Friday, December 20, 2013

Programmer's Diary: The Bluetooth Hell Continues on Linux

In my previous post I described an elaborate way to configure your bluetooth device on the badly behaving Bluez and newer kernels. Well, things seems to be changing again.

My distribution, Sabayon, pushed yesterday a newer pre-release of Bluez 5.... something. Now pairing actually works from KDE, however the bluetooth service segfaults when I connect my keyboard. Mouse connects though without a problem.

What is even funnier is that even though the service goes bye-bye, and I can not remove or add devices, once connected both mouse and keyboard works, with the service crashed!


csaba ~ # systemctl status bluetooth
bluetooth.service - Bluetooth service
   Loaded: loaded (/usr/lib64/systemd/system/bluetooth.service; enabled)
   Active: failed (Result: signal) since Fri 2013-12-20 19:08:15 EET; 14s ago
     Docs: man:bluetoothd(8)
  Process: 20461 ExecStart=/usr/libexec/bluetooth/bluetoothd (code=killed, signal=SEGV)
   Status: "Running"

Dec 20 19:08:01 csaba bluetoothd[20461]: Bluetooth daemon 5.12
Dec 20 19:08:01 csaba bluetoothd[20461]: Starting SDP server
Dec 20 19:08:01 csaba systemd[1]: Started Bluetooth service.
Dec 20 19:08:01 csaba bluetoothd[20461]: Bluetooth management interface 1.3 initialized
Dec 20 19:08:15 csaba systemd[1]: bluetooth.service: main process exited, code=killed, status=11/SEGV
Dec 20 19:08:15 csaba systemd[1]: Unit bluetooth.service entered failed state.

So it seems to be no problem, right? If the service crashes after my devices manage to connect, all I have to be careful about is to first connect my mouse, and only then my keyboard. Wrong! Bluetooth devices have this habit of entering in a sleep mode after a few minutes, so they reconnect automatically after an idle period of time when moved or touched. I must have my service up and running at that point.

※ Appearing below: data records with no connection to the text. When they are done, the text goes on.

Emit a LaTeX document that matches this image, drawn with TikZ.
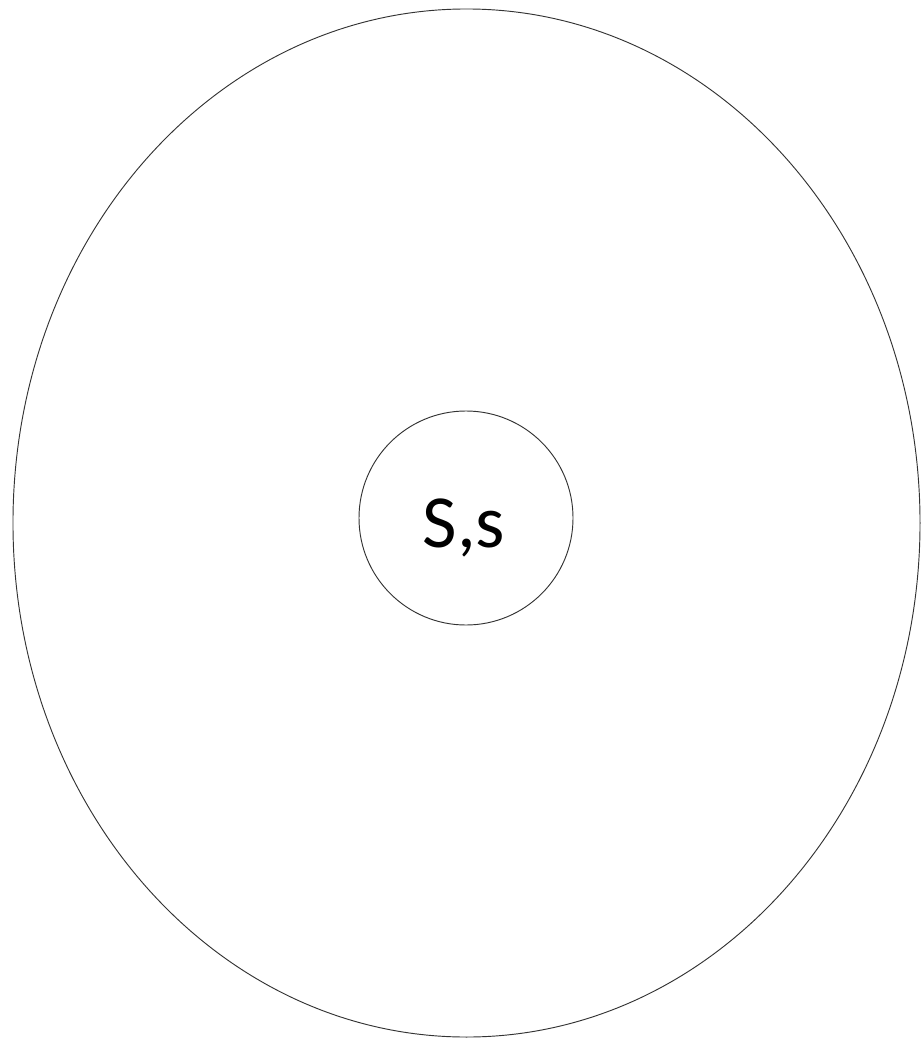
\documentclass[tikz,border=0pt]{standalone}
\usepackage{fontspec}
\setsansfont{Carlito}
\usetikzlibrary{shapes.geometric}

\begin{document}
\begin{tikzpicture}[x=0.03cm, y=-0.03cm,
  outline/.style={draw=black!80, line width=0.8pt, inner sep=0pt, outer sep=0pt},
  core/.style={outline, circle, minimum size=6.42cm}]
\useasboundingbox (0,0) rectangle (923,1041);
% outer region
\node[outline, ellipse, minimum width=27.21cm, minimum height=30.84cm] (world) at (466.5,523) {};
% inner state
\node[core] (state) at (466,518) {};
\node[font=\sffamily\fontsize{64}{70}\selectfont, inner sep=0pt] (label) at (464,528) {S,s};
\end{tikzpicture}
\end{document}
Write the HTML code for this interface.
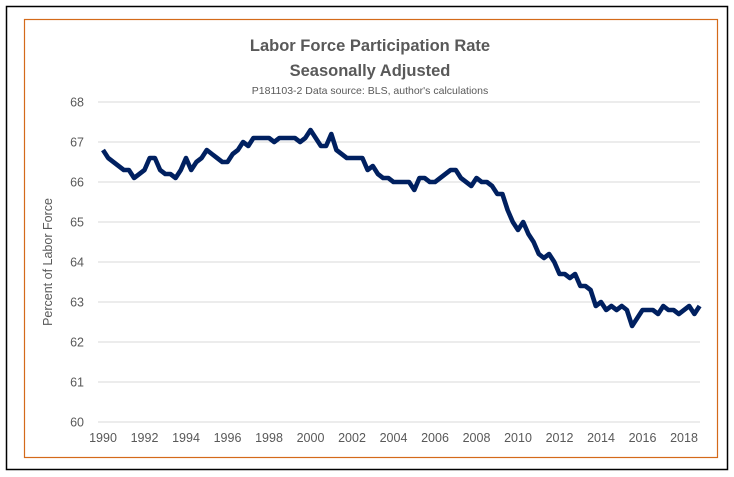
<!DOCTYPE html>
<html><head><meta charset="utf-8">
<style>
html,body{margin:0;padding:0;background:#fff;}
svg{display:block;font-family:"Liberation Sans",sans-serif;}
</style></head>
<body>
<svg id="chart" width="734" height="477" viewBox="0 0 734 477">
  <rect x="6.5" y="6.5" width="721" height="463" fill="#fff" stroke="#000" stroke-width="1.5"/>
  <rect x="24.5" y="19.5" width="693" height="438" fill="#fff" stroke="#d46a1a" stroke-width="1.2"/>
  <text x="370" y="51" text-anchor="middle" font-size="16.5" font-weight="bold" fill="#595959">Labor Force Participation Rate</text>
  <text x="370" y="76" text-anchor="middle" font-size="16.5" font-weight="bold" fill="#595959">Seasonally Adjusted</text>
  <text x="370" y="94" text-anchor="middle" font-size="10.5" fill="#595959">P181103-2 Data source: BLS, author's calculations</text>
  <text transform="translate(52,262) rotate(-90)" text-anchor="middle" font-size="12.5" fill="#595959">Percent of Labor Force</text>
  <g id="grid"></g>
  <g id="yticks"></g>
  <g id="xticks"></g>
  <g id="series"></g>
</svg>
<script>
const yTicks = [60,61,62,63,64,65,66,67,68];
const xTicks = [1990,1992,1994,1996,1998,2000,2002,2004,2006,2008,2010,2012,2014,2016,2018];
const startYear = 1990;
const stepYears = 0.25;
const lfpr = [
66.8,66.6,66.5,66.4, 66.3,66.3,66.1,66.2, 66.3,66.6,66.6,66.3, 66.2,66.2,66.1,66.3,
66.6,66.3,66.5,66.6, 66.8,66.7,66.6,66.5, 66.5,66.7,66.8,67.0, 66.9,67.1,67.1,67.1,
67.1,67.0,67.1,67.1, 67.1,67.1,67.0,67.1, 67.3,67.1,66.9,66.9, 67.2,66.8,66.7,66.6,
66.6,66.6,66.6,66.3, 66.4,66.2,66.1,66.1, 66.0,66.0,66.0,66.0, 65.8,66.1,66.1,66.0,
66.0,66.1,66.2,66.3, 66.3,66.1,66.0,65.9, 66.1,66.0,66.0,65.9, 65.7,65.7,65.3,65.0,
64.8,65.0,64.7,64.5, 64.2,64.1,64.2,64.0, 63.7,63.7,63.6,63.7, 63.4,63.4,63.3,62.9,
63.0,62.8,62.9,62.8, 62.9,62.8,62.4,62.6, 62.8,62.8,62.8,62.7, 62.9,62.8,62.8,62.7,
62.8,62.9,62.7,62.9
];
const NS = "http://www.w3.org/2000/svg";
const X0=103, PXY=20.75, Y0=422, PXU=40;
function xs(v){return X0+(v-1990)*PXY;}
function ys(v){return Y0-(v-60)*PXU;}
const grid=document.getElementById('grid'), yt=document.getElementById('yticks'), xt=document.getElementById('xticks'), ser=document.getElementById('series');
yTicks.forEach(t=>{
  const l=document.createElementNS(NS,'line');
  l.setAttribute('x1',98);l.setAttribute('x2',700);l.setAttribute('y1',ys(t));l.setAttribute('y2',ys(t));
  l.setAttribute('stroke','#d9d9d9');l.setAttribute('stroke-width','1');
  
  
  grid.appendChild(l);
  const tx=document.createElementNS(NS,'text');
  tx.setAttribute('x',84);tx.setAttribute('y',ys(t)+4.5);tx.setAttribute('text-anchor','end');
  tx.setAttribute('font-size','12.5');tx.setAttribute('fill','#595959');tx.textContent=t;
  
  
  yt.appendChild(tx);
});
xTicks.forEach(t=>{
  const tx=document.createElementNS(NS,'text');
  tx.setAttribute('x',xs(t));tx.setAttribute('y',442);tx.setAttribute('text-anchor','middle');
  tx.setAttribute('font-size','12.5');tx.setAttribute('fill','#595959');tx.textContent=t;
  
  
  xt.appendChild(tx);
});
const pts=lfpr.map((v,i)=>xs(startYear+i*stepYears).toFixed(1)+','+ys(v).toFixed(1)).join(' ');
const pl=document.createElementNS(NS,'polyline');
pl.setAttribute('points',pts);pl.setAttribute('fill','none');pl.setAttribute('stroke','#002060');
pl.setAttribute('stroke-width','4.6');pl.setAttribute('stroke-linejoin','round');


ser.appendChild(pl);
</script>
</body></html>
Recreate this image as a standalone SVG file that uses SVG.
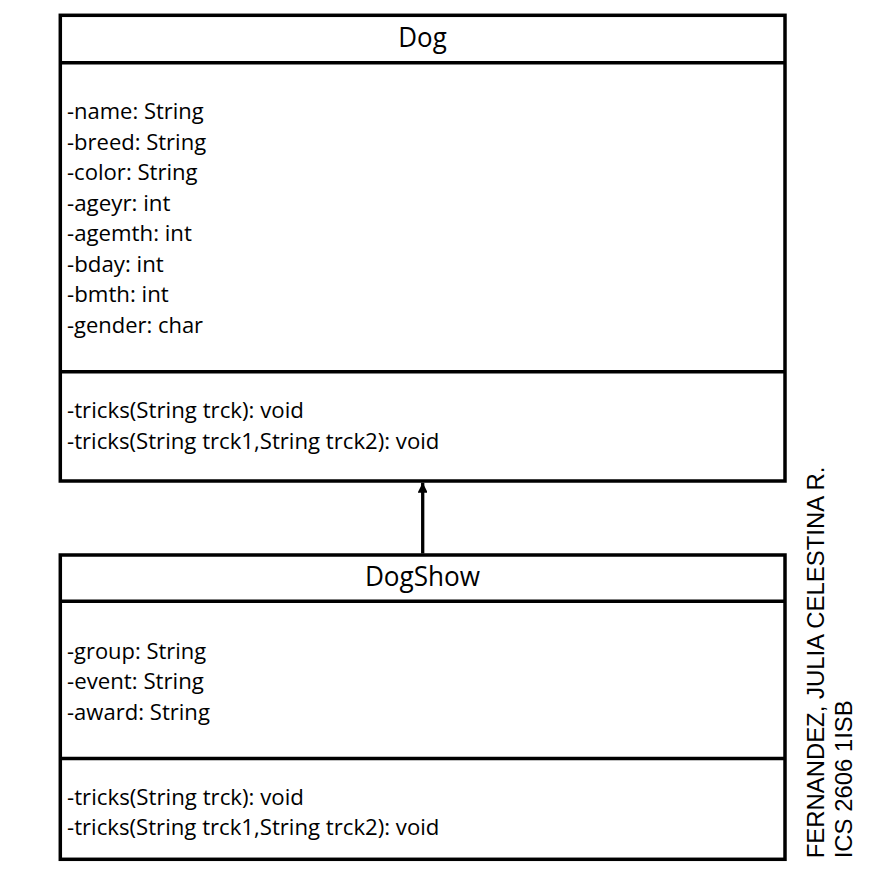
<svg xmlns="http://www.w3.org/2000/svg" width="878" height="884" viewBox="0 0 878 884">
<style>
  .box { fill: #ffffff; stroke: #000000; stroke-width: 3.5; }
  .div { stroke: #000000; stroke-width: 3.5; }
  .title { font-family: "Open Sans", "Noto Sans", sans-serif; font-size: 26.5px; fill: #000; text-anchor: middle; }
  .txt { font-family: "Open Sans", "Noto Sans", sans-serif; font-size: 22px; fill: #000; }
  .side { font-family: "Liberation Sans", Arial, sans-serif; font-size: 23.9px; fill: #000; }
  .conn { stroke: #000; stroke-width: 3.3; fill: none; }
</style>
<defs>
  <marker id="arrow" markerWidth="10" markerHeight="9" refX="10" refY="5" orient="auto" markerUnits="userSpaceOnUse">
    <path d="M0,0 L10,5 L0,10 Z" fill="#000"/>
  </marker>
</defs>
<rect width="878" height="884" fill="#ffffff"/>

<g id="connectors">
  <line class="conn" x1="422.7" y1="553.5" x2="422.7" y2="482.7" marker-end="url(#arrow)"/>
</g>

<g id="Dog">
  <rect class="box" x="60.3" y="15.3" width="724.7" height="465.7"/>
  <line class="div" x1="60.3" y1="62.7" x2="785" y2="62.7"/>
  <line class="div" x1="60.3" y1="371.7" x2="785" y2="371.7"/>
  <text class="title" x="422.5" y="47" textLength="48.4" lengthAdjust="spacingAndGlyphs">Dog</text>
  <text class="txt" x="67" y="119" textLength="136.7" lengthAdjust="spacingAndGlyphs">-name: String</text>
  <text class="txt" x="67" y="149.5" textLength="139.1" lengthAdjust="spacingAndGlyphs">-breed: String</text>
  <text class="txt" x="67" y="180" textLength="130.6" lengthAdjust="spacingAndGlyphs">-color: String</text>
  <text class="txt" x="67" y="210.5" textLength="103.5" lengthAdjust="spacingAndGlyphs">-ageyr: int</text>
  <text class="txt" x="67" y="241" textLength="124.9" lengthAdjust="spacingAndGlyphs">-agemth: int</text>
  <text class="txt" x="67" y="271.5" textLength="96.8" lengthAdjust="spacingAndGlyphs">-bday: int</text>
  <text class="txt" x="67" y="302" textLength="101.8" lengthAdjust="spacingAndGlyphs">-bmth: int</text>
  <text class="txt" x="67" y="332.5" textLength="136.1" lengthAdjust="spacingAndGlyphs">-gender: char</text>
  <text class="txt" x="67" y="418.3" textLength="236.9" lengthAdjust="spacingAndGlyphs">-tricks(String trck): void</text>
  <text class="txt" x="67" y="448.8" textLength="372.4" lengthAdjust="spacingAndGlyphs">-tricks(String trck1,String trck2): void</text>
</g>

<g id="DogShow">
  <rect class="box" x="60.3" y="555" width="724.7" height="304.3"/>
  <line class="div" x1="60.3" y1="601.3" x2="785" y2="601.3"/>
  <line class="div" x1="60.3" y1="758.5" x2="785" y2="758.5"/>
  <text class="title" x="422.5" y="586" textLength="115.2" lengthAdjust="spacingAndGlyphs">DogShow</text>
  <text class="txt" x="67" y="659" textLength="139.1" lengthAdjust="spacingAndGlyphs">-group: String</text>
  <text class="txt" x="67" y="689.3" textLength="136.9" lengthAdjust="spacingAndGlyphs">-event: String</text>
  <text class="txt" x="67" y="719.5" textLength="142.9" lengthAdjust="spacingAndGlyphs">-award: String</text>
  <text class="txt" x="67" y="805" textLength="236.9" lengthAdjust="spacingAndGlyphs">-tricks(String trck): void</text>
  <text class="txt" x="67" y="835.3" textLength="372.4" lengthAdjust="spacingAndGlyphs">-tricks(String trck1,String trck2): void</text>
</g>

<g id="author">
  <text class="side" transform="translate(824,858.3) rotate(-90)" x="0" y="0">FERNANDEZ, JULIA CELESTINA R.</text>
  <text class="side" transform="translate(851.7,858.3) rotate(-90)" x="0" y="0">ICS 2606 1ISB</text>
</g>
</svg>
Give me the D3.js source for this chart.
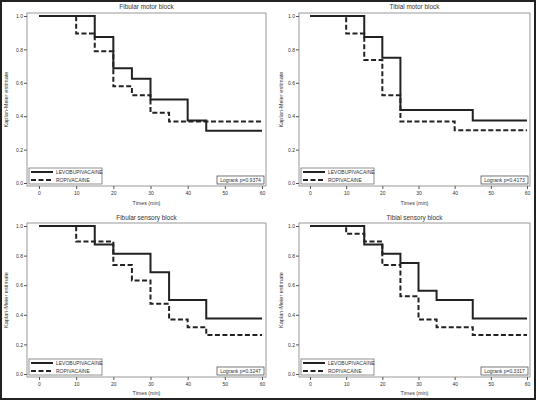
<!DOCTYPE html>
<html><head><meta charset="utf-8">
<script src="https://cdn.jsdelivr.net/npm/d3@7"></script>
<style>body{margin:0;background:#fff}svg{display:block}text{font-family:"Liberation Sans",Arial,sans-serif;fill:#333}</style>
</head><body><svg id="c" width="536" height="400"></svg>
<script>
const panelTitles = ["Fibular motor block","Tibial motor block","Fibular sensory block","Tibial sensory block"];
const pValues = ["0.9374","0.4173","0.3247","0.3317"];
const seriesNames = ["LEVOBUPIVACAINE","ROPIVACAINE"];
const xTicks = [0,10,20,30,40,50,60];
const yTicks = [0,0.2,0.4,0.6,0.8,1.0];

const fmLevoT=[0,15,20,25,30,40,45,60], fmLevoS=[1,0.875,0.6875,0.625,0.5,0.375,0.3125,0.3125];
const fmRopiT=[0,10,15,20,25,30,35,60], fmRopiS=[1,0.895,0.789,0.579,0.526,0.421,0.368,0.368];
const tmLevoT=[0,15,20,25,45,60], tmLevoS=[1,0.875,0.75,0.4375,0.375,0.375];
const tmRopiT=[0,10,15,20,25,40,60], tmRopiS=[1,0.895,0.737,0.526,0.368,0.316,0.316];
const fsLevoT=[0,15,20,30,35,45,60], fsLevoS=[1,0.875,0.8125,0.6875,0.5,0.375,0.375];
const fsRopiT=[0,10,20,25,30,35,40,45,60], fsRopiS=[1,0.895,0.737,0.632,0.474,0.368,0.316,0.263,0.263];
const tsLevoT=[0,15,20,25,30,35,45,60], tsLevoS=[1,0.875,0.8125,0.75,0.5625,0.5,0.375,0.375];
const tsRopiT=[0,10,15,20,25,30,35,45,60], tsRopiS=[1,0.947,0.895,0.737,0.526,0.368,0.316,0.263,0.263];

const panelData = [
  [[fmLevoT,fmLevoS],[fmRopiT,fmRopiS]],
  [[tmLevoT,tmLevoS],[tmRopiT,tmRopiS]],
  [[fsLevoT,fsLevoS],[fsRopiT,fsRopiS]],
  [[tsLevoT,tsLevoS],[tsRopiT,tsRopiS]]
];

const cols=[{fx0:27,fx1:266,x0:39,x1:262,ylab:8},{fx0:299,fx1:530,x0:310,x1:527,ylab:283}];
const rows=[{fy0:13,fy1:186,y1:16,y0:183,title:9,xlab:205},{fy0:223,fy1:377,y1:226,y0:374,title:220,xlab:395}];

const svg=d3.select("#c");
svg.append("rect").attr("x",1).attr("y",1).attr("width",534).attr("height",398)
  .attr("fill","none").attr("stroke","#222").attr("stroke-width",2);

const lineCol="#222";
panelData.forEach((pd,i)=>{
  const c=cols[i%2], r=rows[Math.floor(i/2)];
  const x=d3.scaleLinear().domain([0,60]).range([c.x0,c.x1]);
  const y=d3.scaleLinear().domain([0,1]).range([r.y0,r.y1]);
  const g=svg.append("g");
  g.append("rect").attr("x",c.fx0).attr("y",r.fy0).attr("width",c.fx1-c.fx0).attr("height",r.fy1-r.fy0)
    .attr("fill","none").attr("stroke","#999").attr("stroke-width",1);
  g.append("text").attr("x",(c.fx0+c.fx1)/2).attr("y",r.title).attr("text-anchor","middle")
    .attr("font-size",6.4).text(panelTitles[i]);
  const xa=g.append("g").attr("transform",`translate(0,${r.fy1})`)
    .call(d3.axisBottom(x).tickValues(xTicks).tickSize(3).tickSizeOuter(0).tickFormat(d3.format("d")));
  xa.select(".domain").remove();
  xa.selectAll("line").attr("stroke","#555");
  xa.selectAll("text").attr("font-size",5).attr("dy","0.9em").attr("y",4);
  const ya=g.append("g").attr("transform",`translate(${c.fx0},0)`)
    .call(d3.axisLeft(y).tickValues(yTicks).tickSize(3).tickSizeOuter(0).tickFormat(d3.format(".1f")));
  ya.select(".domain").remove();
  ya.selectAll("line").attr("stroke","#555");
  ya.selectAll("text").attr("font-size",5).attr("x",-4);
  g.append("text").attr("x",(c.fx0+c.fx1)/2).attr("y",r.xlab).attr("text-anchor","middle")
    .attr("font-size",5.3).text("Times (min)");
  g.append("text").attr("transform",`translate(${c.ylab},${(r.fy0+r.fy1)/2}) rotate(-90)`)
    .attr("text-anchor","middle").attr("font-size",5.6).text("Kaplan-Meier estimate");
  const line=d3.line().x((d,k)=>x(d[0])).y(d=>y(d[1])).curve(d3.curveStepAfter);
  pd.forEach((s,k)=>{
    const pts=s[0].map((t,j)=>[t,s[1][j]]);
    g.append("path").attr("d",line(pts)).attr("fill","none").attr("stroke",lineCol)
      .attr("stroke-width",2).attr("stroke-dasharray",k===1?"5,2.5":null);
  });
  // legend
  const lx=c.fx0+2, ly=r.fy1-18;
  g.append("rect").attr("x",lx).attr("y",ly).attr("width",73).attr("height",16)
    .attr("fill","#fff").attr("stroke","#777").attr("stroke-width",0.8);
  seriesNames.forEach((n,k)=>{
    const yy=ly+4+k*8;
    g.append("line").attr("x1",lx+2).attr("x2",lx+24).attr("y1",yy).attr("y2",yy)
      .attr("stroke",lineCol).attr("stroke-width",2).attr("stroke-dasharray",k===1?"5,2.5":null);
    g.append("text").attr("x",lx+27).attr("y",yy+1.8).attr("font-size",5).text(n);
  });
  // logrank box
  const bw=47, bh=8, bx=c.fx1-2-bw, by=r.fy1-2-bh;
  g.append("rect").attr("x",bx).attr("y",by).attr("width",bw).attr("height",bh)
    .attr("fill","#fff").attr("stroke","#555").attr("stroke-width",0.8);
  g.append("text").attr("x",bx+bw/2).attr("y",by+bh/2+1.8).attr("text-anchor","middle")
    .attr("font-size",5).text("Logrank p="+pValues[i]);
});
</script></body></html>
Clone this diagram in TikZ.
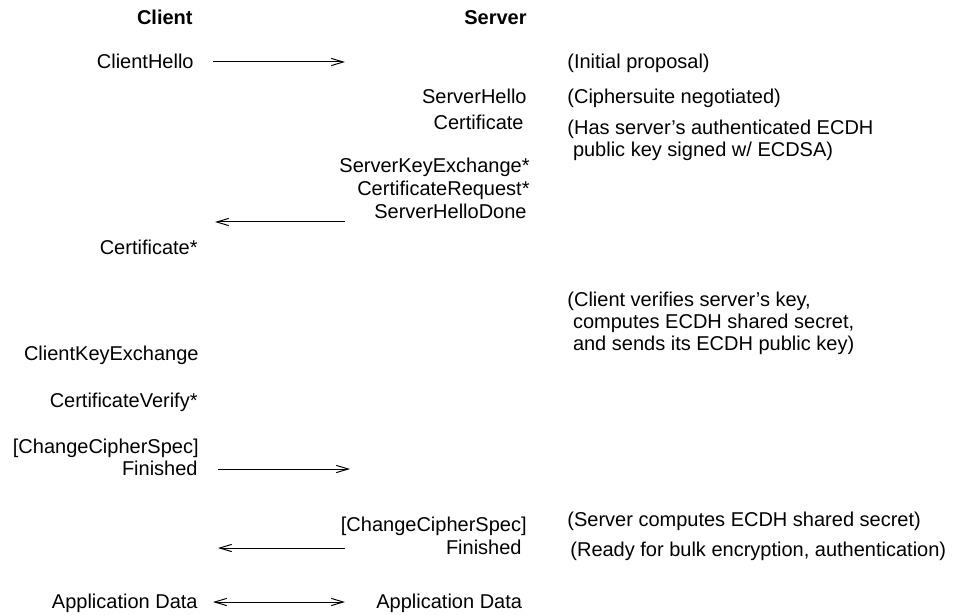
\documentclass[tikz,border=0pt]{standalone}
\usepackage{fontspec}
\setmainfont{Liberation Sans}
\usetikzlibrary{arrows.meta}

\begin{document}
\begin{tikzpicture}[
  x=0.5pt,
  y=-0.5pt,
  font=\fontsize{10}{11}\selectfont,
  >={Straight Barb[length=6pt,width=3.6pt]},
  lbl/.style={
    inner sep=0pt,
    text height=7.2pt,
    text depth=0pt
  },
  title/.style={
    lbl,
    anchor=east,
    font=\fontsize{10}{11}\selectfont\bfseries
  },
  clientmsg/.style={lbl,anchor=east},
  servermsg/.style={lbl,anchor=east},
  note/.style={lbl,anchor=north west,align=left},
  msg/.style={->,line width=0.5pt},
  bothmsg/.style={<->,line width=0.5pt}
]
  \useasboundingbox (0,0) rectangle (960,615);

  % Column headings.
  \node[title] (clienttitle) at (193,17) {Client};
  \node[title] (servertitle) at (527,17) {Server};

  % Client side messages.
  \node[clientmsg] (clienthello) at (194,61) {ClientHello};
  \node[clientmsg] (clientcert) at (198,247) {Certificate*};
  \node[clientmsg] (clientkex) at (199,353) {ClientKeyExchange};
  \node[clientmsg] (certverify) at (198,400) {CertificateVerify*};
  \node[clientmsg] (clientccs) at (199,446) {[ChangeCipherSpec]};
  \node[clientmsg] (clientfin) at (198,468) {Finished};
  \node[clientmsg] (clientdata) at (198,601) {Application Data};

  % Server side messages.
  \node[servermsg] (serverhello) at (527,96) {ServerHello};
  \node[servermsg] (servercert) at (524,122) {Certificate};
  \node[servermsg] (serverkex) at (530,165) {ServerKeyExchange*};
  \node[servermsg] (certrequest) at (530,188) {CertificateRequest*};
  \node[servermsg] (hellodone) at (527,211) {ServerHelloDone};
  \node[servermsg] (serverccs) at (527,524) {[ChangeCipherSpec]};
  \node[servermsg] (serverfin) at (522,547) {Finished};
  \node[lbl,anchor=west] (serverdata) at (376,601) {Application Data};

  % Comments on the right (north is the cap top of the last line).
  \node[lbl,anchor=west] (proposal) at (567,61) {(Initial proposal)};
  \node[lbl,anchor=west] (negotiated) at (567,96) {(Ciphersuite negotiated)};
  \node[note] (signedkey) at (567,142) {(Has server’s authenticated ECDH\\
    \hspace{0.28em}public key signed w/ ECDSA)};
  \node[note] (verifies) at (567,336) {(Client verifies server’s key,\\
    \hspace{0.28em}computes ECDH shared secret,\\
    \hspace{0.28em}and sends its ECDH public key)};
  \node[lbl,anchor=west] (computes) at (567,519) {(Server computes ECDH shared secret)};
  \node[lbl,anchor=west] (ready) at (570,549) {(Ready for bulk encryption, authentication)};

  % Arrow ends between the two columns.
  \coordinate (helloL) at (213,62);
  \coordinate (helloR) at (345,62);
  \coordinate (doneL) at (215,222);
  \coordinate (doneR) at (345,222);
  \coordinate (cfinL) at (218,469);
  \coordinate (cfinR) at (350,469);
  \coordinate (sfinL) at (218,548);
  \coordinate (sfinR) at (345,548);
  \coordinate (dataL) at (213,602);
  \coordinate (dataR) at (345,602);

  \draw[msg] (helloL) -- (helloR);
  \draw[msg] (doneR) -- (doneL);
  \draw[msg] (cfinL) -- (cfinR);
  \draw[msg] (sfinR) -- (sfinL);
  \draw[bothmsg] (dataL) -- (dataR);
\end{tikzpicture}
\end{document}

In lack of a better idea ... I mean in lack of a lot of free time, because ideas I have plenty, here is a one liner crontab entry that will issue a start to your bluetooth daemon. Just put it in /etc/crontab


* * * * *       root    systemctl start bluetooth

If the service is already running, start will do nothing, if it does not, it will start it. Still, I have to remember to enable my mouse first, but in the worst case scenario I will need to wait one minute to connect the keyboard... or grab my other, non-bluetooth, keyboard and restart the service.